### Exercise aim
Would you write out the listing verbatim and skip every picture in it?

### Raw data
*-*-*
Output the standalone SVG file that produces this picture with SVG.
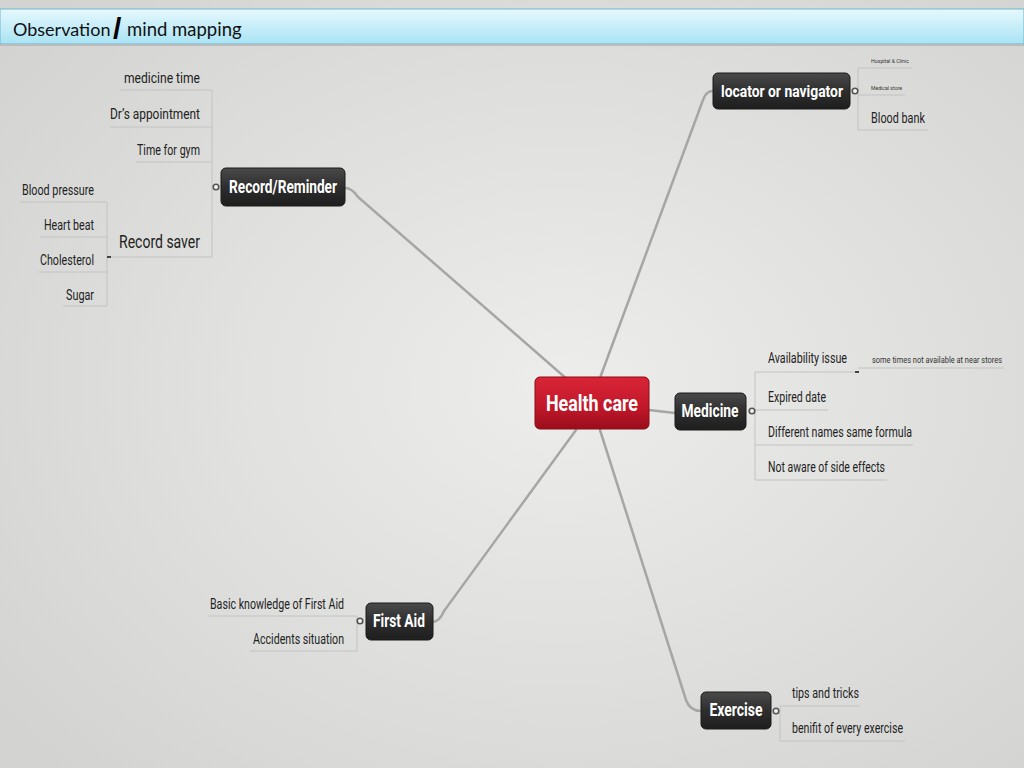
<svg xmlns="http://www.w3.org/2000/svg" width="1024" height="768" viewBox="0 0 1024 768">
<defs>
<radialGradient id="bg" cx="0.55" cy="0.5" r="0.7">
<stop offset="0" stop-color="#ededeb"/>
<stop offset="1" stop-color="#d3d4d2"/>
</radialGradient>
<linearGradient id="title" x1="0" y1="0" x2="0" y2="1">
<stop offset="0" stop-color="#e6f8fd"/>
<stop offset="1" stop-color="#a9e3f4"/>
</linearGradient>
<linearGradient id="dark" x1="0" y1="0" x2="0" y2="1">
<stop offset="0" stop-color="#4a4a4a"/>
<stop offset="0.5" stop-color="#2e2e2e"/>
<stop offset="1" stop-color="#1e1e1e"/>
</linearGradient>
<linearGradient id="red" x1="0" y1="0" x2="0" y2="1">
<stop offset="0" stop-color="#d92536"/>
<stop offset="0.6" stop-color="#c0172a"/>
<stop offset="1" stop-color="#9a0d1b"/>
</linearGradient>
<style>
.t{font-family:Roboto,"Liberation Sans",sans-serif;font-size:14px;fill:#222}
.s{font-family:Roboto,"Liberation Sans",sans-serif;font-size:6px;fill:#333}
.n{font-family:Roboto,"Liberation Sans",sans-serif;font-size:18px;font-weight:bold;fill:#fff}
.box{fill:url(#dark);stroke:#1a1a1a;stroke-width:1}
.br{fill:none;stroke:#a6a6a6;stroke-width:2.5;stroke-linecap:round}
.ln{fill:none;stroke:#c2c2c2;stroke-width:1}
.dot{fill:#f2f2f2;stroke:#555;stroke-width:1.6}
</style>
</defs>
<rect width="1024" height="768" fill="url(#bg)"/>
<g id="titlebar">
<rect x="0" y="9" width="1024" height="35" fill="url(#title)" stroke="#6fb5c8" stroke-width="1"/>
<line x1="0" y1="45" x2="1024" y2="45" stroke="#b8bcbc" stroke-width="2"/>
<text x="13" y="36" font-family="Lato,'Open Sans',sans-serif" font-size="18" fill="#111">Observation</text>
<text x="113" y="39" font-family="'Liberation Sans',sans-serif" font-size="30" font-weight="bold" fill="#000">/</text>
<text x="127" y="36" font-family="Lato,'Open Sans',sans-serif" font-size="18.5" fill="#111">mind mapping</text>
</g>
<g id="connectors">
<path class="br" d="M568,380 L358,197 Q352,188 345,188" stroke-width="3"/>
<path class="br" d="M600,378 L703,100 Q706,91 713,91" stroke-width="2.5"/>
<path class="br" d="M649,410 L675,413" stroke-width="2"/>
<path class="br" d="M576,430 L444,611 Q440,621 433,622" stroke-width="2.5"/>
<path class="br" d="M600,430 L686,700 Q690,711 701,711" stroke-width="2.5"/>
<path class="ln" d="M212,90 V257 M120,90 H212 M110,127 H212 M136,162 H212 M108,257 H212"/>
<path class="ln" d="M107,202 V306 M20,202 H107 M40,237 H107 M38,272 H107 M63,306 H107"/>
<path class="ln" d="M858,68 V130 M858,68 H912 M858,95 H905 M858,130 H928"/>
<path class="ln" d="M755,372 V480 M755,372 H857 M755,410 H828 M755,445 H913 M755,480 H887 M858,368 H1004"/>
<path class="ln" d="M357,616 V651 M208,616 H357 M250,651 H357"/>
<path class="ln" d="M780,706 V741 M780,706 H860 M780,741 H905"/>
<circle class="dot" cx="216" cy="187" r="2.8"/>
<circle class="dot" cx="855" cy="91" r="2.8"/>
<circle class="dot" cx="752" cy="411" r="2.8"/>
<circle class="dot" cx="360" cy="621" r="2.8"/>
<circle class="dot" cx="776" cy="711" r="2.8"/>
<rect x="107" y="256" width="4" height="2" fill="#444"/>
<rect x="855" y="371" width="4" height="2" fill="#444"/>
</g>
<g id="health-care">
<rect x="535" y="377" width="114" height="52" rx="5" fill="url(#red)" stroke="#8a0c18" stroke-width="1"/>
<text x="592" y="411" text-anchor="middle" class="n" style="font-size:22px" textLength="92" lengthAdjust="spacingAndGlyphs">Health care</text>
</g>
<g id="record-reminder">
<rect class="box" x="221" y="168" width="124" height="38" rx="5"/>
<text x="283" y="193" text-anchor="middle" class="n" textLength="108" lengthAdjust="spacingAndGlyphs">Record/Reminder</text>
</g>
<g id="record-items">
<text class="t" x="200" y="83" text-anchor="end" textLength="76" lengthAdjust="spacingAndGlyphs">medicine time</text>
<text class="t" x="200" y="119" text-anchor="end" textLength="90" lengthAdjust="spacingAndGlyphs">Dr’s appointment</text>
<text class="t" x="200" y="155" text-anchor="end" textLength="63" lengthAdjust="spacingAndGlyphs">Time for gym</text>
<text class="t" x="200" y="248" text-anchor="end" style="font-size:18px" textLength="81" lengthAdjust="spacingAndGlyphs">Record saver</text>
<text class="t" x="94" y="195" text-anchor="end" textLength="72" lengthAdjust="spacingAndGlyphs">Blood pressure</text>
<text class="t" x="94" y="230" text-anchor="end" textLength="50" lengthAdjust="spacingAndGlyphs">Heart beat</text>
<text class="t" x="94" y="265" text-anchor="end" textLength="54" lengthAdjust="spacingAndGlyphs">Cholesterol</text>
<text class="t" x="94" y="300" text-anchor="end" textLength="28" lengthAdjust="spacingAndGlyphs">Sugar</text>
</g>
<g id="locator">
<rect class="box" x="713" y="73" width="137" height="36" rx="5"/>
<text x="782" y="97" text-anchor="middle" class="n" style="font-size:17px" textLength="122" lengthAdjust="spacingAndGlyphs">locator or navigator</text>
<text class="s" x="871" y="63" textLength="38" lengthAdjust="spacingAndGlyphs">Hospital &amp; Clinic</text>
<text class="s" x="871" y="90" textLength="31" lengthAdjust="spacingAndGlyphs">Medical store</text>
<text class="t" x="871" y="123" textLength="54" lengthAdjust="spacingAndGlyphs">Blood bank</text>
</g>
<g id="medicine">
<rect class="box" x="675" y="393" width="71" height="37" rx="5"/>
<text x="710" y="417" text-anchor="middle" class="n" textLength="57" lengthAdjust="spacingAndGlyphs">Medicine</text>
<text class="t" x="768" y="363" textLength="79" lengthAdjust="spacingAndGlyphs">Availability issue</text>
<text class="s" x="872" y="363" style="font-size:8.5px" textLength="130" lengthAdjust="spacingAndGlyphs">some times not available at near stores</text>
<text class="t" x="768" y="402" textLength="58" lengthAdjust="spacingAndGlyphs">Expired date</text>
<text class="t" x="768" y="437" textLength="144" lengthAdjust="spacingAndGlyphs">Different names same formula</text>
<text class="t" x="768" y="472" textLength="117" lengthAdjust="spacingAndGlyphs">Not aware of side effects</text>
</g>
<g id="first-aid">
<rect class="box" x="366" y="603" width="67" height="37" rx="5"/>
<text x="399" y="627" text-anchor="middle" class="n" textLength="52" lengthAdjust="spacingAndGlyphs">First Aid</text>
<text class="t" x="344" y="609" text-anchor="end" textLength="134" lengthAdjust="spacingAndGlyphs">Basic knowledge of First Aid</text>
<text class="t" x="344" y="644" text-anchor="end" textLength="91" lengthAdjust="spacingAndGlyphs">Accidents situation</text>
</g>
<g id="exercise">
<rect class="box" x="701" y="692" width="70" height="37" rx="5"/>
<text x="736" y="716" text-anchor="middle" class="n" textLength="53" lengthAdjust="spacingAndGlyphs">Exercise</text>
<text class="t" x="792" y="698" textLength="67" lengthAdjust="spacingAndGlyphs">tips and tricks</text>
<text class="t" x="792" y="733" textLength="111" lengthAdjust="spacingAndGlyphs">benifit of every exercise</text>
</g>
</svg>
*-*-*
### Result of the exercise
Output the standalone SVG file that produces this picture with SVG.
<svg xmlns="http://www.w3.org/2000/svg" width="1024" height="768" viewBox="0 0 1024 768">
<defs>
<radialGradient id="bg" cx="0.55" cy="0.5" r="0.7">
<stop offset="0" stop-color="#ededeb"/>
<stop offset="1" stop-color="#d3d4d2"/>
</radialGradient>
<linearGradient id="title" x1="0" y1="0" x2="0" y2="1">
<stop offset="0" stop-color="#e6f8fd"/>
<stop offset="1" stop-color="#a9e3f4"/>
</linearGradient>
<linearGradient id="dark" x1="0" y1="0" x2="0" y2="1">
<stop offset="0" stop-color="#4a4a4a"/>
<stop offset="0.5" stop-color="#2e2e2e"/>
<stop offset="1" stop-color="#1e1e1e"/>
</linearGradient>
<linearGradient id="red" x1="0" y1="0" x2="0" y2="1">
<stop offset="0" stop-color="#d92536"/>
<stop offset="0.6" stop-color="#c0172a"/>
<stop offset="1" stop-color="#9a0d1b"/>
</linearGradient>
<style>
.t{font-family:Roboto,"Liberation Sans",sans-serif;font-size:14px;fill:#222}
.s{font-family:Roboto,"Liberation Sans",sans-serif;font-size:6px;fill:#333}
.n{font-family:Roboto,"Liberation Sans",sans-serif;font-size:18px;font-weight:bold;fill:#fff}
.box{fill:url(#dark);stroke:#1a1a1a;stroke-width:1}
.br{fill:none;stroke:#a6a6a6;stroke-width:2.5;stroke-linecap:round}
.ln{fill:none;stroke:#c2c2c2;stroke-width:1}
.dot{fill:#f2f2f2;stroke:#555;stroke-width:1.6}
</style>
</defs>
<rect width="1024" height="768" fill="url(#bg)"/>
<g id="titlebar">
<rect x="0" y="9" width="1024" height="35" fill="url(#title)" stroke="#6fb5c8" stroke-width="1"/>
<line x1="0" y1="45" x2="1024" y2="45" stroke="#b8bcbc" stroke-width="2"/>
<text x="13" y="36" font-family="Lato,'Open Sans',sans-serif" font-size="18" fill="#111">Observation</text>
<text x="113" y="39" font-family="'Liberation Sans',sans-serif" font-size="30" font-weight="bold" fill="#000">/</text>
<text x="127" y="36" font-family="Lato,'Open Sans',sans-serif" font-size="18.5" fill="#111">mind mapping</text>
</g>
<g id="connectors">
<path class="br" d="M568,380 L358,197 Q352,188 345,188" stroke-width="3"/>
<path class="br" d="M600,378 L703,100 Q706,91 713,91" stroke-width="2.5"/>
<path class="br" d="M649,410 L675,413" stroke-width="2"/>
<path class="br" d="M576,430 L444,611 Q440,621 433,622" stroke-width="2.5"/>
<path class="br" d="M600,430 L686,700 Q690,711 701,711" stroke-width="2.5"/>
<path class="ln" d="M212,90 V257 M120,90 H212 M110,127 H212 M136,162 H212 M108,257 H212"/>
<path class="ln" d="M107,202 V306 M20,202 H107 M40,237 H107 M38,272 H107 M63,306 H107"/>
<path class="ln" d="M858,68 V130 M858,68 H912 M858,95 H905 M858,130 H928"/>
<path class="ln" d="M755,372 V480 M755,372 H857 M755,410 H828 M755,445 H913 M755,480 H887 M858,368 H1004"/>
<path class="ln" d="M357,616 V651 M208,616 H357 M250,651 H357"/>
<path class="ln" d="M780,706 V741 M780,706 H860 M780,741 H905"/>
<circle class="dot" cx="216" cy="187" r="2.8"/>
<circle class="dot" cx="855" cy="91" r="2.8"/>
<circle class="dot" cx="752" cy="411" r="2.8"/>
<circle class="dot" cx="360" cy="621" r="2.8"/>
<circle class="dot" cx="776" cy="711" r="2.8"/>
<rect x="107" y="256" width="4" height="2" fill="#444"/>
<rect x="855" y="371" width="4" height="2" fill="#444"/>
</g>
<g id="health-care">
<rect x="535" y="377" width="114" height="52" rx="5" fill="url(#red)" stroke="#8a0c18" stroke-width="1"/>
<text x="592" y="411" text-anchor="middle" class="n" style="font-size:22px" textLength="92" lengthAdjust="spacingAndGlyphs">Health care</text>
</g>
<g id="record-reminder">
<rect class="box" x="221" y="168" width="124" height="38" rx="5"/>
<text x="283" y="193" text-anchor="middle" class="n" textLength="108" lengthAdjust="spacingAndGlyphs">Record/Reminder</text>
</g>
<g id="record-items">
<text class="t" x="200" y="83" text-anchor="end" textLength="76" lengthAdjust="spacingAndGlyphs">medicine time</text>
<text class="t" x="200" y="119" text-anchor="end" textLength="90" lengthAdjust="spacingAndGlyphs">Dr’s appointment</text>
<text class="t" x="200" y="155" text-anchor="end" textLength="63" lengthAdjust="spacingAndGlyphs">Time for gym</text>
<text class="t" x="200" y="248" text-anchor="end" style="font-size:18px" textLength="81" lengthAdjust="spacingAndGlyphs">Record saver</text>
<text class="t" x="94" y="195" text-anchor="end" textLength="72" lengthAdjust="spacingAndGlyphs">Blood pressure</text>
<text class="t" x="94" y="230" text-anchor="end" textLength="50" lengthAdjust="spacingAndGlyphs">Heart beat</text>
<text class="t" x="94" y="265" text-anchor="end" textLength="54" lengthAdjust="spacingAndGlyphs">Cholesterol</text>
<text class="t" x="94" y="300" text-anchor="end" textLength="28" lengthAdjust="spacingAndGlyphs">Sugar</text>
</g>
<g id="locator">
<rect class="box" x="713" y="73" width="137" height="36" rx="5"/>
<text x="782" y="97" text-anchor="middle" class="n" style="font-size:17px" textLength="122" lengthAdjust="spacingAndGlyphs">locator or navigator</text>
<text class="s" x="871" y="63" textLength="38" lengthAdjust="spacingAndGlyphs">Hospital &amp; Clinic</text>
<text class="s" x="871" y="90" textLength="31" lengthAdjust="spacingAndGlyphs">Medical store</text>
<text class="t" x="871" y="123" textLength="54" lengthAdjust="spacingAndGlyphs">Blood bank</text>
</g>
<g id="medicine">
<rect class="box" x="675" y="393" width="71" height="37" rx="5"/>
<text x="710" y="417" text-anchor="middle" class="n" textLength="57" lengthAdjust="spacingAndGlyphs">Medicine</text>
<text class="t" x="768" y="363" textLength="79" lengthAdjust="spacingAndGlyphs">Availability issue</text>
<text class="s" x="872" y="363" style="font-size:8.5px" textLength="130" lengthAdjust="spacingAndGlyphs">some times not available at near stores</text>
<text class="t" x="768" y="402" textLength="58" lengthAdjust="spacingAndGlyphs">Expired date</text>
<text class="t" x="768" y="437" textLength="144" lengthAdjust="spacingAndGlyphs">Different names same formula</text>
<text class="t" x="768" y="472" textLength="117" lengthAdjust="spacingAndGlyphs">Not aware of side effects</text>
</g>
<g id="first-aid">
<rect class="box" x="366" y="603" width="67" height="37" rx="5"/>
<text x="399" y="627" text-anchor="middle" class="n" textLength="52" lengthAdjust="spacingAndGlyphs">First Aid</text>
<text class="t" x="344" y="609" text-anchor="end" textLength="134" lengthAdjust="spacingAndGlyphs">Basic knowledge of First Aid</text>
<text class="t" x="344" y="644" text-anchor="end" textLength="91" lengthAdjust="spacingAndGlyphs">Accidents situation</text>
</g>
<g id="exercise">
<rect class="box" x="701" y="692" width="70" height="37" rx="5"/>
<text x="736" y="716" text-anchor="middle" class="n" textLength="53" lengthAdjust="spacingAndGlyphs">Exercise</text>
<text class="t" x="792" y="698" textLength="67" lengthAdjust="spacingAndGlyphs">tips and tricks</text>
<text class="t" x="792" y="733" textLength="111" lengthAdjust="spacingAndGlyphs">benifit of every exercise</text>
</g>
</svg>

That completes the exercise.